Monday, October 21, 2013

Gravity Sucks

Saw Gravity on Saturday. My wife wanted to see it because it's getting such good reviews.

She changed he mind. I already knew that it was likely to be boring with little or no story, character development, or even plot, so I was not as disappointed as she.

This movie is a beautifully made hot mess.

Yes, the views are beautiful.

And ... we're done.

Spolier Alert ... but there is little to spoil.

There are two characters and one dies halfway through.  Makes dialog difficult.
There is more character development in Elton John's Rocket Man than in this movie...and a lot less time taken out of your life.

We are asked to believe there is the ISS, the Russian space station (Mir?) and a Chinese space station all in the same orbit, apparently ... and that Nasa resurrected the Shuttle ... with 1984 MMU's modified for speed or something. So we are in some alternate universe or timeline from the get go.

She's working on the Hubble Space Telescope ... which will be de-orbited soon and is not due for repair or's also in a different orbital inclination  from the ISS and about 90 miles higher. Why didn't they just call it a different kind of satellite? Maybe High Altitude Life Finder (HALF) or something, even?

The physics are very good ... momentum is conserved and things fly around and crash into other things believably at orbital speeds. But the cause, a Russian satellite 'shot down by the Russians, seems contrived. Not to mention orbitally inconceivable. We've had satellites blown up before and even had an Iridium struck by debris...nothing like this.

The 'action' scenes are so fast paced that you can't follow all the action. That may be realistic, but it's not pleasurable to watch.

She didn't think about loosing the parachute shroud lines before firing the rockets?

The parachute shroud lines can withstand the acceleration of an escape vehicle's rockets? (Actually, this could be accurate...I don't know how much it would take to pop those)? But Clooney's character lets go because he thinks they will pop from his and hers combined outward momentum? (Actually, I read that. My own take was that it was because he knew the lines were not very tight around her ankle and would slip free.)

There's something about a dead child? I read this somewhere, but I missed the line. One line to explain her entire character; see above re: Elton John.

I don't have a problem with her reading Russian or remembering the placement of the controls being that he tells her they are the same in the Chinese craft as they are in the Russian one...The Chinese bought Soyuz for their escape craft? That's quite believable.

The real issue I had was a lack of story. There is no real character development; she does 'grow' a bit, but we're not given a real epiphany moment. The conflict is between her, space, and her attitude...not that interesting. Like Castaway without the volleyball, or Robinson Crusoe without Friday.

Even if you don't want to have flashbacks, scene shifts to NASA, or anything to relieve the unrelenting character of space, She could have a bit more inner monologue, a happy moment recalled...hell, she had a dream about Clooney coming back, that could have been a recurring theme to help her grow out of herself.
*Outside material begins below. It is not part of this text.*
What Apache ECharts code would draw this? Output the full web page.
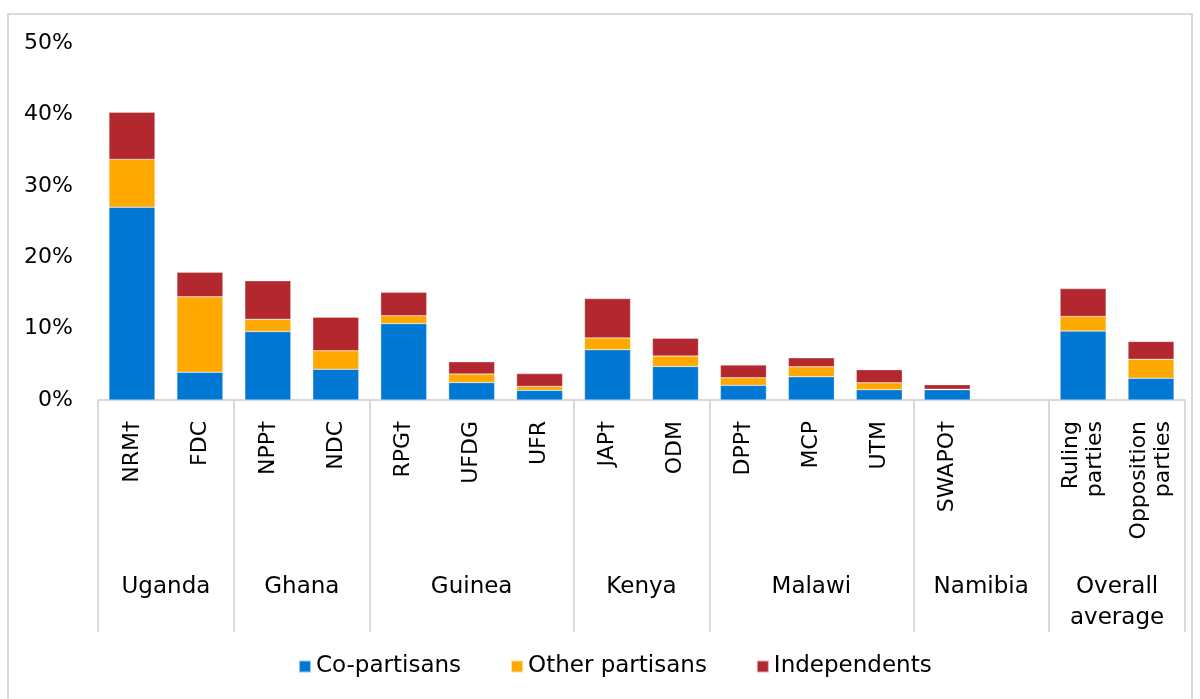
<!DOCTYPE html>
<html>
<head>
<meta charset="utf-8">
<script src="https://cdn.jsdelivr.net/npm/echarts@6/dist/echarts.min.js"></script>
<style>
  html, body { margin: 0; padding: 0; background: #fff; }
  #main { width: 1200px; height: 699px; }
</style>
</head>
<body>
<div id="main"></div>
<script>
// parties (the empty slot keeps the Namibia group two columns wide)
var parties = ['NRM†', 'FDC', 'NPP†', 'NDC', 'RPG†', 'UFDG', 'UFR', 'JAP†', 'ODM',
  'DPP†', 'MCP', 'UTM', 'SWAPO†', '', 'Ruling\nparties', 'Opposition\nparties'];
var coPartisans    = [27.0, 3.9, 9.6, 4.3, 10.7, 2.45, 1.35, 7.05, 4.7, 2.05, 3.25, 1.45, 1.45, null, 9.65, 3.05];
var otherPartisans = [6.7, 10.55, 1.7, 2.6, 1.1, 1.2, 0.55, 1.65, 1.45, 1.05, 1.4, 0.95, 0.05, null, 2.05, 2.65];
var independents   = [6.6, 3.45, 5.4, 4.7, 3.3, 1.7, 1.8, 5.5, 2.5, 1.8, 1.25, 1.85, 0.65, null, 3.9, 2.5];

// country groups: label position and borders in category units
var countries = ['Uganda', 'Ghana', 'Guinea', 'Kenya', 'Malawi', 'Namibia', 'Overall\naverage'];
var countryCenters = [1, 3, 5.5, 8, 10.5, 13, 15];
var countryBorders = [0, 2, 4, 7, 9, 12, 14, 16];
var yTicks = [0, 10, 20, 30, 40, 50];

var font = 'DejaVu Sans';
var gray = '#d9d9d9';

var myChart = echarts.init(document.getElementById('main'));

function barSeries(name, data, color) {
  return {
    name: name,
    type: 'bar',
    stack: 'all',
    data: data,
    barWidth: 46,
    itemStyle: { color: color, borderColor: 'rgba(255,255,255,0.6)', borderWidth: 0.5 }
  };
}

var option = {
  backgroundColor: '#fff',
  animation: false,
  graphic: [{
    type: 'rect',
    shape: { x: 8, y: 14, width: 1184, height: 700 },
    style: { fill: 'none', stroke: gray, lineWidth: 2 },
    silent: true
  }],
  grid: { left: 98, right: 15, top: 43, bottom: 299 },
  legend: {
    bottom: 16,
    left: 293,
    icon: 'rect',
    itemWidth: 12,
    itemHeight: 12,
    itemGap: 49,
    textStyle: { fontFamily: font, fontSize: 23, color: '#000' },
    data: ['Co-partisans', 'Other partisans', 'Independents']
  },
  xAxis: [{
    type: 'category',
    data: parties,
    axisLine: { lineStyle: { color: gray, width: 2 } },
    axisTick: { show: false },
    axisLabel: {
      rotate: 90,
      margin: 21,
      interval: 0,
      fontFamily: font,
      fontSize: 22,
      lineHeight: 24,
      color: '#000'
    }
  }, {
    type: 'value',
    position: 'bottom',
    min: 0,
    max: 16,
    axisLine: { show: false },
    splitLine: { show: false },
    axisTick: {
      show: true,
      customValues: countryBorders,
      length: 232,
      lineStyle: { color: gray, width: 2 }
    },
    axisLabel: {
      customValues: countryCenters,
      margin: 172,
      fontFamily: font,
      fontSize: 23,
      lineHeight: 31,
      color: '#000',
      align: 'center',
      formatter: function (v) {
        return countries[countryCenters.indexOf(v)];
      }
    }
  }],
  yAxis: {
    type: 'value',
    min: 0,
    max: 50,
    interval: 10,
    axisLine: { show: false },
    axisTick: { show: false },
    splitLine: { show: false },
    axisLabel: {
      margin: 25,
      fontFamily: font,
      fontSize: 22,
      color: '#000',
      formatter: function (v) { return yTicks.indexOf(v) >= 0 ? v + '%' : ''; }
    }
  },
  series: [
    barSeries('Co-partisans', coPartisans, '#0078d4'),
    barSeries('Other partisans', otherPartisans, '#ffa800'),
    barSeries('Independents', independents, '#b3282e')
  ]
};

myChart.setOption(option);
</script>
</body>
</html>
A line or two of dialog would have gone a long way toward explaining some of the plot holes.  I read the produce/director/writer said it would take 26 pages of dialog to explain some things...I doubt it.

Aningaag, a Greenlandic Inuit ham radio operator doesn't know the term MayDay?

Some of the nit-picky things I've read don't bother me...tears floating free for instance. The debris coming in from the wrong direction is a biggy...they went to all the trouble of getting orbital timings right, just a couple more details would get the whole thing right.

And then there is the fire extinguisher scene. I will grant it some leeway given the homage to Wall-E, but come on!

It might be better without the dialog at all...a 21st century silent film about space...intriguing.

Although unrealistic, George Clooney's banter was the most enjoyable aspect.

She WHINES too much! ...She's still playing Angela Bennet or Annie Porter.

Gravity sucks! Thankfully, it was only 90 minutes long...imagine if it were 119 like a lot of $100 million movies.